── Input material ──
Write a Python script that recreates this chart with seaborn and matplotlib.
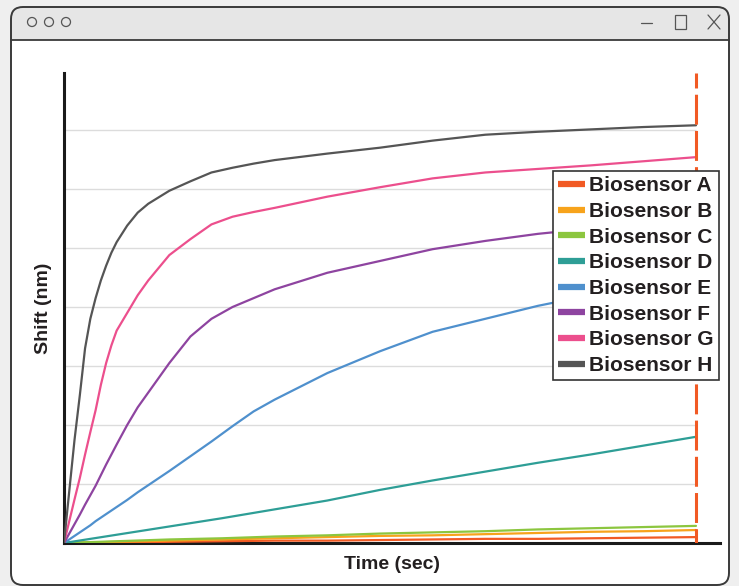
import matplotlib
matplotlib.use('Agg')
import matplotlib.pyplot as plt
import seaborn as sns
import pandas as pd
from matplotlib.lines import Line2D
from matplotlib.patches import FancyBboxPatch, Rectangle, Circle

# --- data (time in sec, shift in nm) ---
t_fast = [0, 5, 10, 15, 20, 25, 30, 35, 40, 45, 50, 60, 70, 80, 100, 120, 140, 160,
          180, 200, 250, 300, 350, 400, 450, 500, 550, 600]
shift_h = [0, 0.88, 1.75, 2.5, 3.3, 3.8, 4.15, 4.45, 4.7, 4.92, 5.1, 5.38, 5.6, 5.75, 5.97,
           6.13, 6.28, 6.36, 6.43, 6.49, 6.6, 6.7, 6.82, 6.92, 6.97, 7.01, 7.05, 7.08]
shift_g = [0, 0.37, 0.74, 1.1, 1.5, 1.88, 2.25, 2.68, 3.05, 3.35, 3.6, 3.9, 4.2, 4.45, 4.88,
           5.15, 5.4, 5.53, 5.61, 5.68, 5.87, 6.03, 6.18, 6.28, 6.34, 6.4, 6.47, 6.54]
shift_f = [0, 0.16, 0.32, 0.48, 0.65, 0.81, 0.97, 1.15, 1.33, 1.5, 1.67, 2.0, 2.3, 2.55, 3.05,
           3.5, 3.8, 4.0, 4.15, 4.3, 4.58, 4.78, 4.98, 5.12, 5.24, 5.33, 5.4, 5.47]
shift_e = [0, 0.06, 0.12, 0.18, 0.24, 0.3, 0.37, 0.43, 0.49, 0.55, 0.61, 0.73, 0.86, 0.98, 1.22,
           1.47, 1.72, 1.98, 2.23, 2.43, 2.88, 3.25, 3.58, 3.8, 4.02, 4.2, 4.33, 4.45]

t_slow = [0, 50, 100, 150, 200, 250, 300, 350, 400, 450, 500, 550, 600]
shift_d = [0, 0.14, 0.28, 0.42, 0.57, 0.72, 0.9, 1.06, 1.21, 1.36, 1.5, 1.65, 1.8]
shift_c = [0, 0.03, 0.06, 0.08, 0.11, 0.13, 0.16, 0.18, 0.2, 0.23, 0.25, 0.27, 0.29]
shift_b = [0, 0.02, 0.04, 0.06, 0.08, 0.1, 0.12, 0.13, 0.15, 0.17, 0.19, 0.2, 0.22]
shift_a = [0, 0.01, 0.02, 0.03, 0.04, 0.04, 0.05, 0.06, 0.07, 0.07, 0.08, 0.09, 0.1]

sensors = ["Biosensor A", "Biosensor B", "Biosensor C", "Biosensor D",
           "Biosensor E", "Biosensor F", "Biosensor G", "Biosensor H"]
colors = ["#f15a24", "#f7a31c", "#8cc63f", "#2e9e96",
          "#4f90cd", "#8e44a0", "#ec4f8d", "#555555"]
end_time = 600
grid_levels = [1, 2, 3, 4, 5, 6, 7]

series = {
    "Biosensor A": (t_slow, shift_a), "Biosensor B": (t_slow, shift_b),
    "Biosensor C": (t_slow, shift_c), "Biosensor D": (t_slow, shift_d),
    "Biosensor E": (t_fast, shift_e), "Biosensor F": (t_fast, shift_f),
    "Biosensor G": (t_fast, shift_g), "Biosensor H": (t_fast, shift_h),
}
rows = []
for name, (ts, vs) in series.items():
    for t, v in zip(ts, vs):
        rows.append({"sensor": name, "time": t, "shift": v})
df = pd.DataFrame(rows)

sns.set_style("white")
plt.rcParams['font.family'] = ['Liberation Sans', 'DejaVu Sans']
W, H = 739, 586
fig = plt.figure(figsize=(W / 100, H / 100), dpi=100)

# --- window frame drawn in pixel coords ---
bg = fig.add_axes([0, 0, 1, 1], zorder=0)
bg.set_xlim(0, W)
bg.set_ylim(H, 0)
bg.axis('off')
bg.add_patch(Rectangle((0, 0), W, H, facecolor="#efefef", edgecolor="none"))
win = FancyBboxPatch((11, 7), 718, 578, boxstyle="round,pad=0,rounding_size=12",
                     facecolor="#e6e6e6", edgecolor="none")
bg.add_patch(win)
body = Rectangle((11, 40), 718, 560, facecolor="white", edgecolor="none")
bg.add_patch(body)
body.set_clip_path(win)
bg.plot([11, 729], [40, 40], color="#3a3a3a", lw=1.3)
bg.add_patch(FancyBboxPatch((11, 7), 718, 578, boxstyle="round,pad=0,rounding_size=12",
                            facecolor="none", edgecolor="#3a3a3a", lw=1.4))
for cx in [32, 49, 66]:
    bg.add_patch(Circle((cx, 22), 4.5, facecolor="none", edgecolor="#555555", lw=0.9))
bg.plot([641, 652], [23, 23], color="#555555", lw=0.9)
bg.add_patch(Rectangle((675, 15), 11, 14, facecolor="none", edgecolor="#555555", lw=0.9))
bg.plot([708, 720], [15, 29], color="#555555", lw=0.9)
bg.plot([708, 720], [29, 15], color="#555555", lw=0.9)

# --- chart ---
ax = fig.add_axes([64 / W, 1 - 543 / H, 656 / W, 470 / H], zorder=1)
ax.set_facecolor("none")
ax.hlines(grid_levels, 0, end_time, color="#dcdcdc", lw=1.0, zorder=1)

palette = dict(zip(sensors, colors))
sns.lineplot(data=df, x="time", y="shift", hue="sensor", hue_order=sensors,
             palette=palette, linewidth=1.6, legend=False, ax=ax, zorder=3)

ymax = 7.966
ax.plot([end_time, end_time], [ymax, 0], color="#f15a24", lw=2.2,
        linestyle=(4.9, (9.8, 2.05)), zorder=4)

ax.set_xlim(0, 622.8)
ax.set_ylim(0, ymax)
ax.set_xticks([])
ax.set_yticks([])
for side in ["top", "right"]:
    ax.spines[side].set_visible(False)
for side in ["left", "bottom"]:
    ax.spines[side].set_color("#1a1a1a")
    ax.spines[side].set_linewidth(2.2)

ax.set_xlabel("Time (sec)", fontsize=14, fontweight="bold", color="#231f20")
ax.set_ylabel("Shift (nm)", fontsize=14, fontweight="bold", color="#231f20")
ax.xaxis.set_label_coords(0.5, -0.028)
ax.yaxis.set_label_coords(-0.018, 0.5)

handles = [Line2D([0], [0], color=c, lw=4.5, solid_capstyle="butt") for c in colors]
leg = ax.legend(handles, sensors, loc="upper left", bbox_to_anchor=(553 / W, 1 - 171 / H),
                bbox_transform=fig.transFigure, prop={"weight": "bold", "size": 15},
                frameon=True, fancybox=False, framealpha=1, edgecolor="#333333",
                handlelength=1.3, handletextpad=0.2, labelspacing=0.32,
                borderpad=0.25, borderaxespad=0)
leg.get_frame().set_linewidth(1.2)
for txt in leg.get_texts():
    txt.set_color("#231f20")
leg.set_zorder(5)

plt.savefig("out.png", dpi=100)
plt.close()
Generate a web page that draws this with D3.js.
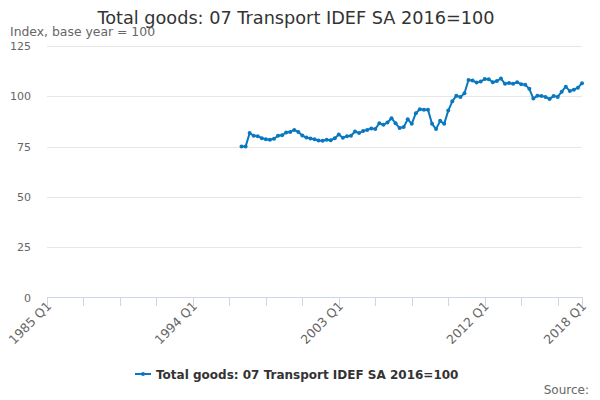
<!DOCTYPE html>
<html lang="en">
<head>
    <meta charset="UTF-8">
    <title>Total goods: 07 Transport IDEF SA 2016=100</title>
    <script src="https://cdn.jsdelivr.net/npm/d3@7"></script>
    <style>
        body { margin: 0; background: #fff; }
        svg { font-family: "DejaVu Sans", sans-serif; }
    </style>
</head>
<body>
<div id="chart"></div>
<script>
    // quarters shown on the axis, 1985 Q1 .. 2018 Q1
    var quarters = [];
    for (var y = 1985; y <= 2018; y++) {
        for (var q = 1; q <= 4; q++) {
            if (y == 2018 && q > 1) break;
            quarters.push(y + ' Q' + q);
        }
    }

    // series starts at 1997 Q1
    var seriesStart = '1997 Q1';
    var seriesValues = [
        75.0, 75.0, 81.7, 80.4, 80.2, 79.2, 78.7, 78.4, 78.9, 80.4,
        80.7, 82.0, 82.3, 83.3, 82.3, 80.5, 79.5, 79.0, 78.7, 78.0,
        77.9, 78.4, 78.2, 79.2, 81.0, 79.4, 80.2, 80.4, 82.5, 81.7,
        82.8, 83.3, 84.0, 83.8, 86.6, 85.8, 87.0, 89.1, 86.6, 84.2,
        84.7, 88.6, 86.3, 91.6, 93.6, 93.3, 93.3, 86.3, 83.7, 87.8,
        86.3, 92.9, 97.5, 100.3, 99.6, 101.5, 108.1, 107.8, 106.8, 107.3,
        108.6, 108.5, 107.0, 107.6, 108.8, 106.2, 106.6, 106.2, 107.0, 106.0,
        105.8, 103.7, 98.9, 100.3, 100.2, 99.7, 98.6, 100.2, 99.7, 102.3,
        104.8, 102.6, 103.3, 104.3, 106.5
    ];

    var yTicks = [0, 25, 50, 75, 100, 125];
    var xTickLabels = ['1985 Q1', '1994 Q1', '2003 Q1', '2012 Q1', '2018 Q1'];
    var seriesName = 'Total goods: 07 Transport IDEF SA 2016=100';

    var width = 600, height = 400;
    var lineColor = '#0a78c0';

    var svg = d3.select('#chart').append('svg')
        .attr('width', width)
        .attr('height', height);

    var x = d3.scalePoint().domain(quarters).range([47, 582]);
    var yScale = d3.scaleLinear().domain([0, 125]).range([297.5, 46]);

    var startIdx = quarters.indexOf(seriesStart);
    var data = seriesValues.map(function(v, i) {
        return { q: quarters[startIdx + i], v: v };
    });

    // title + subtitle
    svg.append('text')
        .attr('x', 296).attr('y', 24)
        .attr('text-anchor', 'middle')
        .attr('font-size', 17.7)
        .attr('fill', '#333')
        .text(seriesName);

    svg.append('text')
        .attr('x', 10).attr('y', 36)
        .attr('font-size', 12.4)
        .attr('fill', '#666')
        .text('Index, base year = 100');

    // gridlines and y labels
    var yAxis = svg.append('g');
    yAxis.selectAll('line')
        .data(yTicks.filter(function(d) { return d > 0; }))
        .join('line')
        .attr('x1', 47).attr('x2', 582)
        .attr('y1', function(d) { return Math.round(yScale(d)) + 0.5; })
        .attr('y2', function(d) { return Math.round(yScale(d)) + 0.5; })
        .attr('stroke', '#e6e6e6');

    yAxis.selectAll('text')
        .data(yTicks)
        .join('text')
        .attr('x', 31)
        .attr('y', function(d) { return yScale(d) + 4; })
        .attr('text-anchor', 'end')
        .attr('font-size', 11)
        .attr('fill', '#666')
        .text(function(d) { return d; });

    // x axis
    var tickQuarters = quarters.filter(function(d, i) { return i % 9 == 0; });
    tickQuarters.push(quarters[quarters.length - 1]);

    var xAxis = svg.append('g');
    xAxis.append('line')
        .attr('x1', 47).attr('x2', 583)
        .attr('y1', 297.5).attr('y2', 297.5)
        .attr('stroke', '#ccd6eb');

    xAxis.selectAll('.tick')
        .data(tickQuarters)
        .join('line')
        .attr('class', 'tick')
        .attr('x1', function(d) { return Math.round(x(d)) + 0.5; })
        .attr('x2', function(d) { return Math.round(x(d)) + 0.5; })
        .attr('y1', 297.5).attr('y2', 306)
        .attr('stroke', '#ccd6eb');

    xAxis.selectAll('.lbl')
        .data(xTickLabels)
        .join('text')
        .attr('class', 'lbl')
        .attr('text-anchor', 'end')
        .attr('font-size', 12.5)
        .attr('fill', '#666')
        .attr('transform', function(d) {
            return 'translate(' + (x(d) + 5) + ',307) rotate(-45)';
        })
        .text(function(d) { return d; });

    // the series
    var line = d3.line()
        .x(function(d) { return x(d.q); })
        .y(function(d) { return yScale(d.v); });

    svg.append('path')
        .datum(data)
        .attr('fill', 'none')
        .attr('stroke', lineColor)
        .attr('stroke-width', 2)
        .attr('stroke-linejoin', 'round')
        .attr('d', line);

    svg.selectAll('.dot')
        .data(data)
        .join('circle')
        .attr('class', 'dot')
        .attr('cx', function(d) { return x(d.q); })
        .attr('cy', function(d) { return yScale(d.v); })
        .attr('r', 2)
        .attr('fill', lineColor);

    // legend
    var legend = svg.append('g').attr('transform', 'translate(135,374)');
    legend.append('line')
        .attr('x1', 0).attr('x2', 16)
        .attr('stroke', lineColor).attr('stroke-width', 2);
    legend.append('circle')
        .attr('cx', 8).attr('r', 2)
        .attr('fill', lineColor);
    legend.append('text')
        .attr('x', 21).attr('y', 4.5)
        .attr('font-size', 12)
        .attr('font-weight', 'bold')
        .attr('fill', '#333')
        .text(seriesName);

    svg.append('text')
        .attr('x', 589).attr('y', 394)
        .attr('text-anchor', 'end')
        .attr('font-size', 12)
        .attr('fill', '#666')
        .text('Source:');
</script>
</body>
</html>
───
» **What needs to be done**
From the top of the listing above, repeat each line exactly until you reach the line containing "from matplotlib.patches import", and repeat that one too. Leave the pictures out.

» **Answer to this task**
Write a Python script that recreates this chart with seaborn and matplotlib.
import matplotlib
matplotlib.use('Agg')
import matplotlib.pyplot as plt
import seaborn as sns
import pandas as pd
from matplotlib.lines import Line2D
from matplotlib.patches import FancyBboxPatch, Rectangle, Circle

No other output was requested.